Mauritania–North Korea relations refers to the current and historical relationship between the Islamic Republic of Mauritania and the Democratic People's Republic of Korea (DPRK), commonly known as North Korea. Neither country maintains an embassy in their respective capitals.

==History==
Despite Mauritania's pro-French stance during the Cold War, the country maintained relatively close ties with the DPRK at times. Diplomatic relations were established on 11 November 1964, which caused South Korea to break off relations with Mauritania. On 4 November 1964, North Korea and Mauritania had issued a Joint Communiqué calling for the withdrawal of all foreign armed forces from Asia, Africa and Latin America, and endorsing the second Afro-Asian conference.

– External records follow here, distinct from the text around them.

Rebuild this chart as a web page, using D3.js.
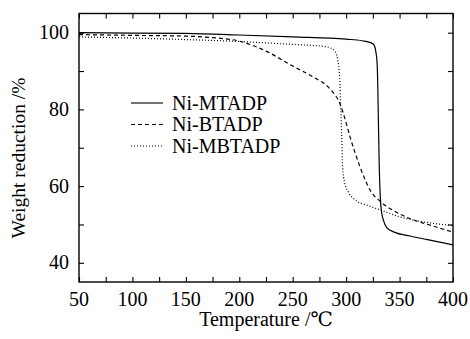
<!DOCTYPE html>
<meta charset="utf-8">
<style>
  body { margin: 0; background: #fff; }
</style>
<svg width="470" height="339"></svg>
<script src="https://cdnjs.cloudflare.com/ajax/libs/d3/7.8.5/d3.min.js"></script>
<script>
// temperature (C) / weight (%) pairs
var mtadpT = [50, 100, 150, 200, 250, 300, 315, 323, 326, 327.5, 329, 329.7, 330.3, 331, 332, 333, 335, 338, 345, 360, 375, 400];
var mtadpW = [100, 99.9, 99.8, 99.4, 98.9, 98.3, 97.9, 97.4, 96.8, 95.5, 92, 85, 75, 65, 57, 53.5, 51, 49.2, 48, 47, 46.1, 44.7];

var btadpT = [50, 100, 150, 175, 200, 225, 250, 270, 285, 294, 300, 304, 308, 313, 318, 323, 332, 345, 360, 380, 400];
var btadpW = [99.5, 99.3, 99.1, 98.7, 97.8, 95.2, 91.3, 88.3, 85.3, 81.6, 76.5, 72.5, 69, 65, 61.5, 58.7, 56, 53.5, 51.5, 49.7, 48];

var mbtadpT = [50, 100, 150, 200, 240, 260, 282, 289, 292, 294, 295, 296, 296.7, 298.5, 302, 308, 320, 335, 350, 370, 400];
var mbtadpW = [98.9, 98.6, 98.2, 97.7, 97.1, 96.8, 96.3, 95.3, 93, 88, 80, 72, 65, 61, 58.5, 56.5, 55, 53.5, 52, 50.8, 49.7];

var seriesNames = ["Ni-MTADP", "Ni-BTADP", "Ni-MBTADP"];
var xTicks = [50, 100, 150, 200, 250, 300, 350, 400];
var yTicks = [40, 60, 80, 100];

var serif = "'Liberation Serif', 'Times New Roman', 'DejaVu Serif', serif";
var svg = d3.select("svg");
var pLeft = 79, pRight = 453, pTop = 13.5, pBottom = 282;

var x = d3.scaleLinear().domain([50, 400]).range([pLeft, pRight]);
var y = d3.scaleLinear().domain([35, 105]).range([pBottom, pTop]);

var dashes = [null, "4,3", "1,2"];
var series = [
  d3.zip(mtadpT, mtadpW),
  d3.zip(btadpT, btadpW),
  d3.zip(mbtadpT, mbtadpW)
];

var line = d3.line()
  .x(function(d) { return x(d[0]); })
  .y(function(d) { return y(d[1]); })
  .curve(d3.curveMonotoneX);

// curves
svg.append("g").selectAll("path")
  .data(series)
  .enter().append("path")
    .attr("d", line)
    .attr("fill", "none")
    .attr("stroke", "#000")
    .attr("stroke-width", 1.2)
    .attr("stroke-dasharray", function(d, i) { return dashes[i]; });

// axes, ticks pointing inward
var tickLen = 5;
svg.append("g")
  .attr("transform", "translate(0," + pBottom + ")")
  .call(d3.axisBottom(x).tickValues(d3.range(50, 401, 25)).tickSize(-tickLen).tickFormat(""));
svg.append("g")
  .attr("transform", "translate(0," + pTop + ")")
  .call(d3.axisTop(x).tickValues(d3.range(50, 401, 25)).tickSize(-tickLen).tickFormat(""));
svg.append("g")
  .attr("transform", "translate(" + pLeft + ",0)")
  .call(d3.axisLeft(y).tickValues(d3.range(40, 101, 10)).tickSize(-tickLen).tickFormat(""));
svg.append("g")
  .attr("transform", "translate(" + pRight + ",0)")
  .call(d3.axisRight(y).tickValues(d3.range(40, 101, 10)).tickSize(-tickLen).tickFormat(""));
svg.selectAll(".domain").remove();
svg.selectAll(".tick line").attr("stroke", "#000").attr("stroke-width", 1.1);

svg.append("rect")
  .attr("x", pLeft).attr("y", pTop)
  .attr("width", pRight - pLeft).attr("height", pBottom - pTop)
  .attr("fill", "none").attr("stroke", "#000").attr("stroke-width", 1.4);

// tick labels
svg.append("g").selectAll("text")
  .data(xTicks)
  .enter().append("text")
    .attr("x", function(d) { return x(d); })
    .attr("y", 306)
    .attr("text-anchor", "middle")
    .attr("font-family", serif)
    .attr("font-size", 20)
    .text(function(d) { return d; });

svg.append("g").selectAll("text")
  .data(yTicks)
  .enter().append("text")
    .attr("x", 69)
    .attr("y", function(d) { return y(d) + 6.5; })
    .attr("text-anchor", "end")
    .attr("font-family", serif)
    .attr("font-size", 20)
    .text(function(d) { return d; });

// axis titles
svg.append("text")
  .attr("x", (pLeft + pRight) / 2)
  .attr("y", 326)
  .attr("text-anchor", "middle")
  .attr("font-family", serif)
  .attr("font-size", 20)
  .text("Temperature /\u2103");

svg.append("text")
  .attr("transform", "translate(25,158) rotate(-90)")
  .attr("text-anchor", "middle")
  .attr("font-family", serif)
  .attr("font-size", 19.5)
  .text("Weight reduction /%");

// legend
var legend = svg.append("g").selectAll("g")
  .data(seriesNames)
  .enter().append("g")
    .attr("transform", function(d, i) { return "translate(131," + (103 + i * 21.5) + ")"; });
legend.append("line")
  .attr("x1", 0).attr("x2", 32)
  .attr("stroke", "#000").attr("stroke-width", 1.1)
  .attr("stroke-dasharray", function(d, i) { return dashes[i]; });
legend.append("text")
  .attr("x", 41).attr("y", 6.5)
  .attr("font-family", serif)
  .attr("font-size", 20)
  .text(function(d) { return d; });
</script>
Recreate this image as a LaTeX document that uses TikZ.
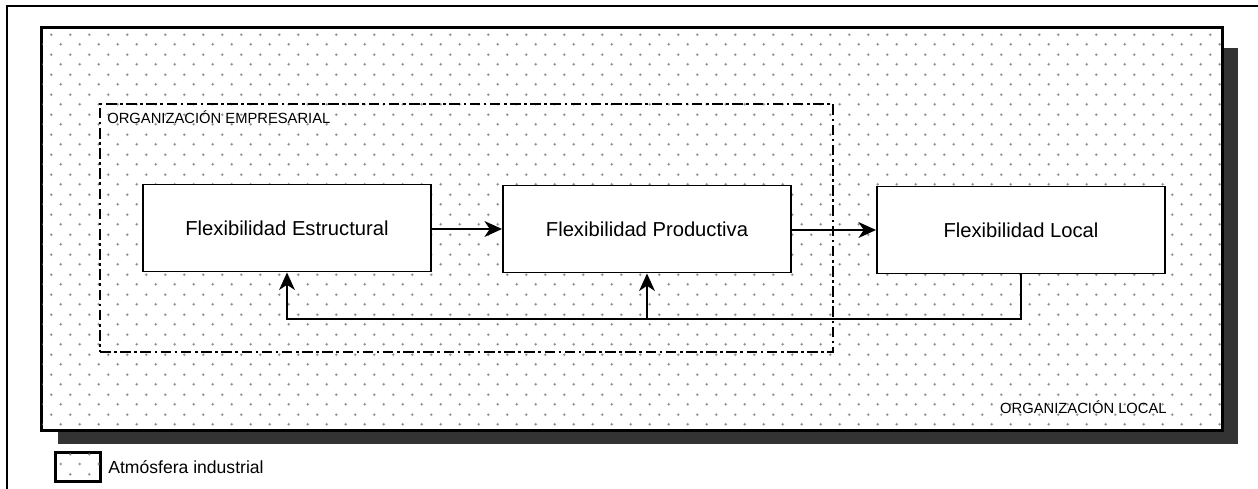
\documentclass[tikz,border=0pt]{standalone}
\usepackage{fontspec}
\setmainfont{Liberation Sans}
\usetikzlibrary{arrows.meta,patterns}
\pgfdeclarepatternformonly{plusgrid}{\pgfpointorigin}{\pgfqpoint{10.8pt}{11.4pt}}{\pgfqpoint{10.8pt}{11.4pt}}{%
  \pgfsetlinewidth{0.45pt}%
  \pgfpathmoveto{\pgfqpoint{1.9pt}{2.85pt}}\pgfpathlineto{\pgfqpoint{3.5pt}{2.85pt}}%
  \pgfpathmoveto{\pgfqpoint{2.7pt}{2.05pt}}\pgfpathlineto{\pgfqpoint{2.7pt}{3.65pt}}%
  \pgfpathmoveto{\pgfqpoint{7.3pt}{8.55pt}}\pgfpathlineto{\pgfqpoint{8.9pt}{8.55pt}}%
  \pgfpathmoveto{\pgfqpoint{8.1pt}{7.75pt}}\pgfpathlineto{\pgfqpoint{8.1pt}{9.35pt}}%
  \pgfusepath{stroke}}
\tikzset{
  flexbox/.style={draw=black, line width=1.1pt, fill=white, minimum width=5.76cm, minimum height=1.74cm, inner sep=0pt, font=\fontsize{11.5}{13}\selectfont},
  arr/.style={line width=1.1pt, -{Stealth[length=10pt,width=9pt,inset=3pt]}},
  dots/.style={pattern=plusgrid, pattern color=black!50},
  caplabel/.style={font=\fontsize{8.4}{10}\selectfont, inner sep=0pt},
  dashdot/.style={line width=1.2pt, dash pattern=on 6pt off 2pt on 1.5pt off 2pt}
}
\begin{document}
\begin{tikzpicture}[x=0.02cm,y=-0.02cm]
\useasboundingbox (0,0) rectangle (1258,489);
% outer frame
\draw[line width=0.9pt] (7,489) -- (7,6) -- (1258,6);
% shadow
\fill[black!80] (58,430) rectangle (1238,444);
\fill[black!80] (1222,48) rectangle (1238,444);
% main box
\node[draw=black, line width=1.2pt, fill=white, minimum width=23.6cm, minimum height=8.04cm, inner sep=0pt] (local) at (632,229) {};
\fill[dots] (local.south west) rectangle (local.north east);
\draw[line width=1.2pt] (local.south west) rectangle (local.north east);
% empresarial box
\node[draw=black, dashdot, minimum width=14.66cm, minimum height=4.96cm, inner sep=0pt] (emp) at (466.5,228) {};
\node[caplabel, anchor=west] (emplab) at (107,117) {ORGANIZACIÓN EMPRESARIAL};
\node[caplabel, anchor=east] (loclab) at (1167,407) {ORGANIZACIÓN LOCAL};
% flexibility boxes
\node[flexbox] (b1) at (287,228) {Flexibilidad Estructural};
\node[flexbox] (b2) at (647,229) {Flexibilidad Productiva};
\node[flexbox] (b3) at (1021,230) {Flexibilidad Local};
% arrows
\draw[arr] (b1.east |- b2.west) -- (b2.west);
\draw[arr] (b2.east |- b3.west) -- (b3.west);
\coordinate (fb) at (0,319);
\draw[arr] (b3.south) |- (b1.south |- fb) -- (b1.south);
\draw[arr] (b2.south |- fb) -- (b2.south);
% legend
\node[draw=black, line width=1pt, fill=white, minimum width=0.88cm, minimum height=0.56cm, inner sep=0pt] (leg) at (78,467) {};
\fill[dots] (leg.south west) rectangle (leg.north east);
\draw[line width=1pt] (leg.south west) rectangle (leg.north east);
\node[anchor=west, inner sep=0pt, font=\fontsize{10}{12}\selectfont] (legtxt) at (108,467) {Atmósfera industrial};
\end{tikzpicture}
\end{document}
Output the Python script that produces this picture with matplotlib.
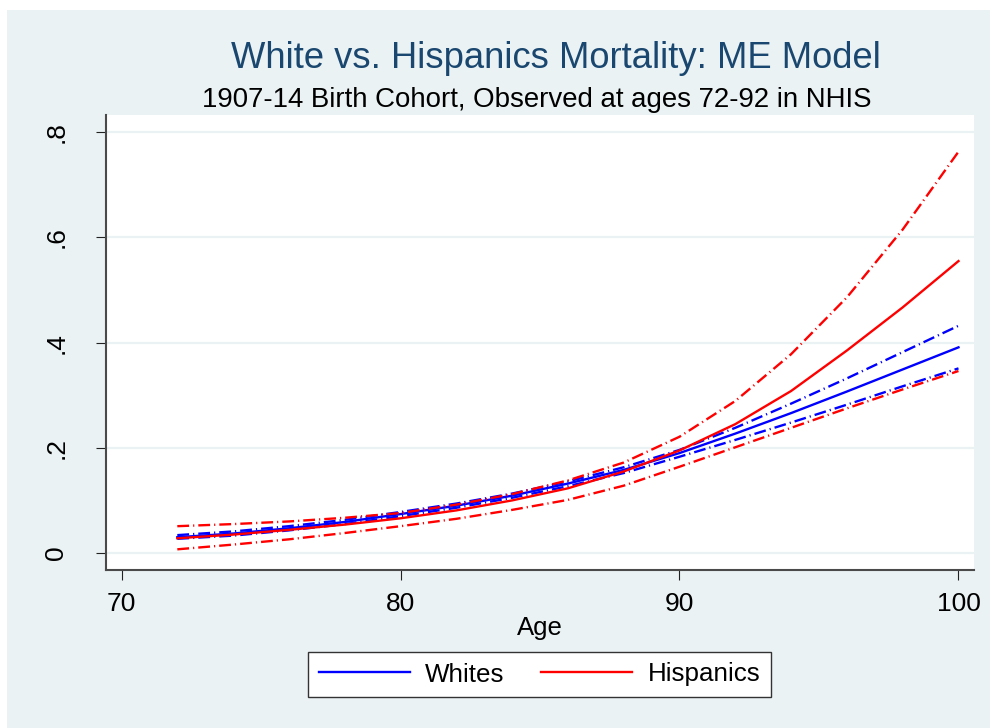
import matplotlib
matplotlib.use("Agg")
import matplotlib.pyplot as plt
from matplotlib.lines import Line2D
from matplotlib.patches import Rectangle

plt.rcParams['font.family'] = ['Liberation Sans', 'DejaVu Sans']

# Predicted mortality by age, with confidence bounds
ages = [72, 74, 76, 78, 80, 82, 84, 86, 88, 90, 92, 94, 96, 98, 100]

whites = [0.030, 0.037, 0.047, 0.059, 0.074, 0.090, 0.109, 0.132, 0.158,
          0.190, 0.227, 0.266, 0.307, 0.349, 0.391]
whites_hi = [0.034, 0.041, 0.051, 0.063, 0.078, 0.094, 0.113, 0.136, 0.163,
             0.196, 0.238, 0.284, 0.332, 0.382, 0.432]
whites_lo = [0.027, 0.033, 0.043, 0.055, 0.070, 0.086, 0.105, 0.127, 0.152,
             0.183, 0.215, 0.248, 0.282, 0.317, 0.351]

hisp = [0.028, 0.035, 0.044, 0.054, 0.066, 0.081, 0.100, 0.123, 0.155,
        0.195, 0.245, 0.308, 0.385, 0.467, 0.555]
hisp_hi = [0.051, 0.055, 0.060, 0.067, 0.076, 0.092, 0.112, 0.138, 0.172,
           0.221, 0.289, 0.378, 0.486, 0.615, 0.763]
hisp_lo = [0.007, 0.016, 0.026, 0.038, 0.051, 0.065, 0.082, 0.101, 0.128,
           0.164, 0.201, 0.238, 0.275, 0.311, 0.346]

xticks = [70, 80, 90, 100]
yticks = [0, 0.2, 0.4, 0.6, 0.8]
yticklabels = ['0', '.2', '.4', '.6', '.8']

BG = '#EAF2F3'
NAVY = '#1A476F'
BLUE = '#0000FF'
RED = '#FF0000'

W, H = 990, 728
fig = plt.figure(figsize=(W / 100, H / 100), dpi=100, facecolor='white')
fig.patches.append(Rectangle((7 / W, 0), 1 - 7 / W, 1 - 10 / H,
                             transform=fig.transFigure, facecolor=BG,
                             edgecolor='none', zorder=-10))

ax = fig.add_axes([106 / W, 1 - 570 / H, (974 - 106) / W, (570 - 115) / H])
ax.set_zorder(2)
ax.set_facecolor('white')
ax.set_xlim(69.444, 100.556)
ax.set_ylim(-0.0323, 0.8327)

for v in yticks:
    ax.axhline(v, color=BG, lw=1.6, zorder=1)

dashdot = (0, (5, 1.7, 0.5, 1.7))
lw = 1.7
ax.plot(ages, whites, color=BLUE, lw=lw, zorder=3)
ax.plot(ages, whites_hi, color=BLUE, lw=lw, ls=dashdot, zorder=3)
ax.plot(ages, whites_lo, color=BLUE, lw=lw, ls=dashdot, zorder=3)
ax.plot(ages, hisp, color=RED, lw=lw, zorder=3)
ax.plot(ages, hisp_hi, color=RED, lw=lw, ls=dashdot, zorder=3)
ax.plot(ages, hisp_lo, color=RED, lw=lw, ls=dashdot, zorder=3)

for s in ['top', 'right']:
    ax.spines[s].set_visible(False)
for s in ['left', 'bottom']:
    ax.spines[s].set_color('#4a4a4a')
    ax.spines[s].set_linewidth(1.5)

ax.set_xticks(xticks)
ax.set_xticklabels([str(t) for t in xticks])
ax.set_yticks(yticks)
ax.set_yticklabels(yticklabels, rotation=90, va='center')
ax.tick_params(axis='both', direction='out', length=7, width=0.8,
               color='#222222', labelsize=19, labelcolor='black')
ax.tick_params(axis='x', pad=9)
ax.tick_params(axis='y', pad=20)

ax.set_xlabel('Age', fontsize=18.5, labelpad=0)

fig.text(556 / W, 1 - 68 / H, 'White vs. Hispanics Mortality: ME Model',
         ha='center', va='baseline', fontsize=26.2, color=NAVY)
fig.text(537 / W, 1 - 107 / H,
         '1907-14 Birth Cohort, Observed at ages 72-92 in NHIS',
         ha='center', va='baseline', fontsize=19.9, color='black')

handles = [Line2D([], [], color=BLUE, lw=1.7),
           Line2D([], [], color=RED, lw=1.7)]
leg = fig.legend(handles, ['Whites', 'Hispanics'], loc='center',
                 bbox_to_anchor=(539.5 / W, 1 - 674.5 / H), ncol=2,
                 fontsize=18.7, frameon=True, fancybox=False,
                 handlelength=3.5, handletextpad=0.6, columnspacing=1.4,
                 borderpad=0.4, borderaxespad=0)
leg.get_frame().set_edgecolor('#333333')
leg.get_frame().set_linewidth(1.0)
leg.get_frame().set_facecolor('white')
leg.get_frame().set_alpha(1)

fig.savefig('out.png', dpi=100, facecolor='white')
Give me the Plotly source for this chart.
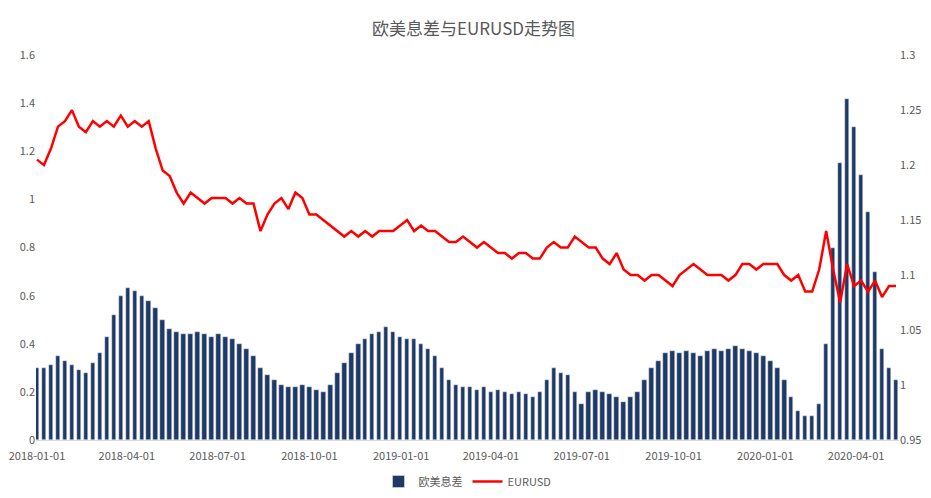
import pandas as pd
import plotly.graph_objects as go

weeks = pd.date_range("2018-01-01", periods=124, freq="7D")

spread = [0.30, 0.30, 0.31, 0.35, 0.33, 0.31, 0.29, 0.28, 0.32, 0.36,
          0.43, 0.52, 0.60, 0.63, 0.62, 0.60, 0.58, 0.55, 0.50, 0.46,
          0.45, 0.44, 0.44, 0.45, 0.44, 0.43, 0.44, 0.43, 0.42, 0.40,
          0.38, 0.35, 0.30, 0.27, 0.25, 0.23, 0.22, 0.22, 0.23, 0.22,
          0.21, 0.20, 0.23, 0.28, 0.32, 0.36, 0.40, 0.42, 0.44, 0.45,
          0.47, 0.45, 0.43, 0.42, 0.42, 0.40, 0.38, 0.35, 0.30, 0.25,
          0.23, 0.22, 0.22, 0.21, 0.22, 0.20, 0.21, 0.20, 0.19, 0.20,
          0.19, 0.18, 0.20, 0.25, 0.30, 0.28, 0.27, 0.20, 0.15, 0.20,
          0.21, 0.20, 0.19, 0.18, 0.16, 0.18, 0.20, 0.25, 0.30, 0.33,
          0.36, 0.37, 0.36, 0.37, 0.36, 0.35, 0.37, 0.38, 0.37, 0.38,
          0.39, 0.38, 0.37, 0.36, 0.35, 0.33, 0.30, 0.25, 0.18, 0.12,
          0.10, 0.10, 0.15, 0.40, 0.80, 1.15, 1.42, 1.30, 1.10, 0.95,
          0.70, 0.38, 0.30, 0.25]

eurusd = [1.205, 1.200, 1.215, 1.235, 1.240, 1.250, 1.235, 1.230, 1.240, 1.235,
          1.240, 1.235, 1.245, 1.235, 1.240, 1.235, 1.240, 1.215, 1.195, 1.190,
          1.175, 1.165, 1.175, 1.170, 1.165, 1.170, 1.170, 1.170, 1.165, 1.170,
          1.165, 1.165, 1.140, 1.155, 1.165, 1.170, 1.160, 1.175, 1.170, 1.155,
          1.155, 1.150, 1.145, 1.140, 1.135, 1.140, 1.135, 1.140, 1.135, 1.140,
          1.140, 1.140, 1.145, 1.150, 1.140, 1.145, 1.140, 1.140, 1.135, 1.130,
          1.130, 1.135, 1.130, 1.125, 1.130, 1.125, 1.120, 1.120, 1.115, 1.120,
          1.120, 1.115, 1.115, 1.125, 1.130, 1.125, 1.125, 1.135, 1.130, 1.125,
          1.125, 1.115, 1.110, 1.120, 1.105, 1.100, 1.100, 1.095, 1.100, 1.100,
          1.095, 1.090, 1.100, 1.105, 1.110, 1.105, 1.100, 1.100, 1.100, 1.095,
          1.100, 1.110, 1.110, 1.105, 1.110, 1.110, 1.110, 1.100, 1.095, 1.100,
          1.085, 1.085, 1.105, 1.140, 1.105, 1.075, 1.110, 1.090, 1.095, 1.085,
          1.095, 1.080, 1.090, 1.090]

tick_dates = ["2018-01-01", "2018-04-01", "2018-07-01", "2018-10-01", "2019-01-01",
              "2019-04-01", "2019-07-01", "2019-10-01", "2020-01-01", "2020-04-01"]

navy = "#1f3864"
grey = "#595959"

fig = go.Figure()
fig.add_trace(go.Bar(x=weeks, y=spread, name="欧美息差", marker_color=navy,
                     width=4.5 * 86400000))
fig.add_trace(go.Scatter(x=weeks, y=eurusd, name="EURUSD", yaxis="y2",
                         mode="lines", line=dict(color="#ff0000", width=2.5)))

fig.update_layout(
    width=931, height=498,
    title=dict(text="欧美息差与EURUSD走势图", x=0.5, y=0.97,
               font=dict(size=17, color=grey)),
    font=dict(family="Noto Sans CJK SC", size=11, color=grey),
    plot_bgcolor="white", paper_bgcolor="white",
    margin=dict(l=28, r=40, t=40, b=66),
    bargap=0,
    xaxis=dict(range=["2017-12-31", "2020-05-14"], tickvals=tick_dates, ticktext=tick_dates,
               showgrid=False, showline=True, linecolor="#d9d9d9", tickfont=dict(size=11),
               ticks="outside", ticklen=6, tickcolor="white", automargin=False),
    yaxis=dict(range=[0, 1.63], tickvals=[0, 0.2, 0.4, 0.6, 0.8, 1, 1.2, 1.4, 1.6],
               showgrid=False, zeroline=False, tickformat="~g", automargin=False),
    yaxis2=dict(range=[0.95, 1.3065], tickvals=[0.95, 1, 1.05, 1.1, 1.15, 1.2, 1.25, 1.3],
                overlaying="y", side="right",
                showgrid=False, zeroline=False, tickformat="~g", automargin=False),
    legend=dict(orientation="h", x=0.5, xanchor="center", yref="container", y=0.02,
                yanchor="bottom", font=dict(size=11)),
)

fig.write_html("out.html")
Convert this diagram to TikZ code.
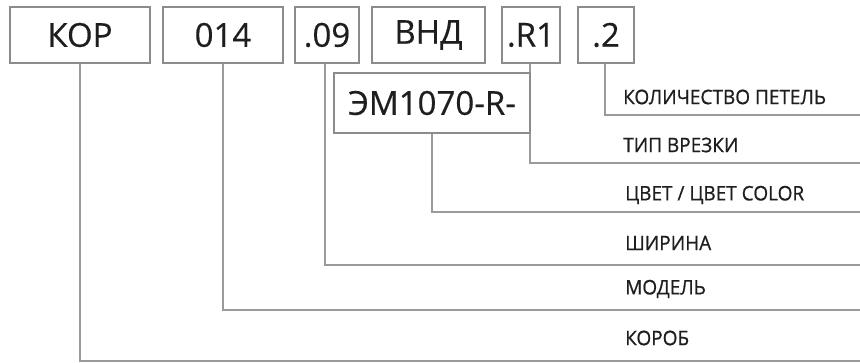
\documentclass[tikz,border=0pt]{standalone}
\usepackage{fontspec}
\setmainfont{Open Sans}
\newfontfamily\boxfont[FakeBold=0.4]{Open Sans}
\newfontfamily\labfont[FakeBold=0.8,FakeStretch=0.95]{Open Sans}
\definecolor{boxgray}{HTML}{8C8C8C}
\definecolor{linegray}{HTML}{9A9A9A}
\definecolor{txt}{HTML}{1E1E1E}
\begin{document}
\begin{tikzpicture}[x=1pt,y=-1pt,
  codebox/.style={draw=boxgray,line width=1.3pt,fill=white,inner sep=0pt,
    text=txt,font=\boxfont\fontsize{33}{33}\selectfont},
  lab/.style={anchor=west,inner sep=0pt,text=txt,font=\labfont\fontsize{20}{20}\selectfont},
  conn/.style={draw=linegray,line width=1.5pt}]
\useasboundingbox (0,0) rectangle (860,363);
% connector end points at right edge
\coordinate (e1) at (860,115);
\coordinate (e2) at (860,163);
\coordinate (e3) at (860,212);
\coordinate (e4) at (860,265);
\coordinate (e5) at (860,310);
\coordinate (e6) at (860,361);
% code boxes
\node[codebox,minimum width=140,minimum height=56] (kor) at (80,35) {КОР};
\node[codebox,minimum width=120,minimum height=56] (m014) at (223,35) {014};
\node[codebox,minimum width=64,minimum height=56] (w09) at (327,35) {.09};
\node[codebox,minimum width=113,minimum height=56] (vnd) at (428.5,35) {ВНД};
\node[codebox,minimum width=58,minimum height=56] (r1) at (531,35) {.R1};
\node[codebox,minimum width=56,minimum height=56] (p2) at (606,35) {.2};
% connectors
\draw[conn] (kor.south) |- (e6);
\draw[conn] (m014.south) |- (e5);
\draw[conn] (w09.south) ++(-2,0) |- (e4);
\draw[conn] (r1.south) ++(-1,0) |- (e2);
\draw[conn] (p2.south) ++(-1,0) |- (e1);
\node[codebox,minimum width=196,minimum height=60] (em) at (432,103) {ЭМ1070-R-};
\draw[conn] (em.south) |- (e3);
% labels
\node[lab] (l1) at (623,97) {КОЛИЧЕСТВО ПЕТЕЛЬ};
\node[lab] (l2) at (623,145) {ТИП ВРЕЗКИ};
\node[lab] (l3) at (625,195) {ЦВЕТ / ЦВЕТ COLOR};
\node[lab] (l4) at (625,243) {ШИРИНА};
\node[lab] (l5) at (625,289) {МОДЕЛЬ};
\node[lab] (l6) at (625,338) {КОРОБ};
\end{tikzpicture}
\end{document}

In 1967, President Moktar Ould Daddah of Mauritania went on a state visit to Pyongyang. In 1970, Kang Ryang-uk led an important delegation to Mauritania.

On 30 May 1975, Kim Il Sung made a state visit to Mauritania. This, jointly with a visit to neighboring Algeria during the same trip, was the sole occasion that the North Korean Leader visited a country outside of the East bloc and Asia. During the trip, Kim Il Sung was awarded with the Grand National Order of Merit of Mauritania. The visit is commemorated in the International Friendship Exhibition, which features a world map on which Mauritania and other countries visited by the country's Eternal President are lit up (in addition to a photo of Kim and President Ould Daddah). The visit was also commemorated in a North Korean newsreel. Almost immediately, in 1976, the reel was pulled from circulation because North Korea's relations with Mauritania soured after North Korea recognized the Sahrawi Arab Democratic Republic.

Relations presumably remained strained during the late 1970s and early 1980s, due to North Korean aid to and military backing for the Polisario Front and the Sahrawi Arab Democratic Republic during the Western Sahara War.

In June 1977, diplomatic relations between the two countries were broken off, and remained such for some time.

In April 2017, a delegation from North Korea led by Vice Foreign Minister Sin Hong Chol visited Mauritania, where they paid a courtesy call on Foreign Minister Isselkou Ould Ahmed Izid Bih and discussed strengthening bilateral cooperation and coordination on matters of mutual interest.

In 9 September 2018, President Mohamed Ould Abdel Aziz of Mauritania visited Pyongyang, North Korea, to participate in celebrations marking the 70th anniversary of the country’s founding. He was accompanied by a high-level delegation.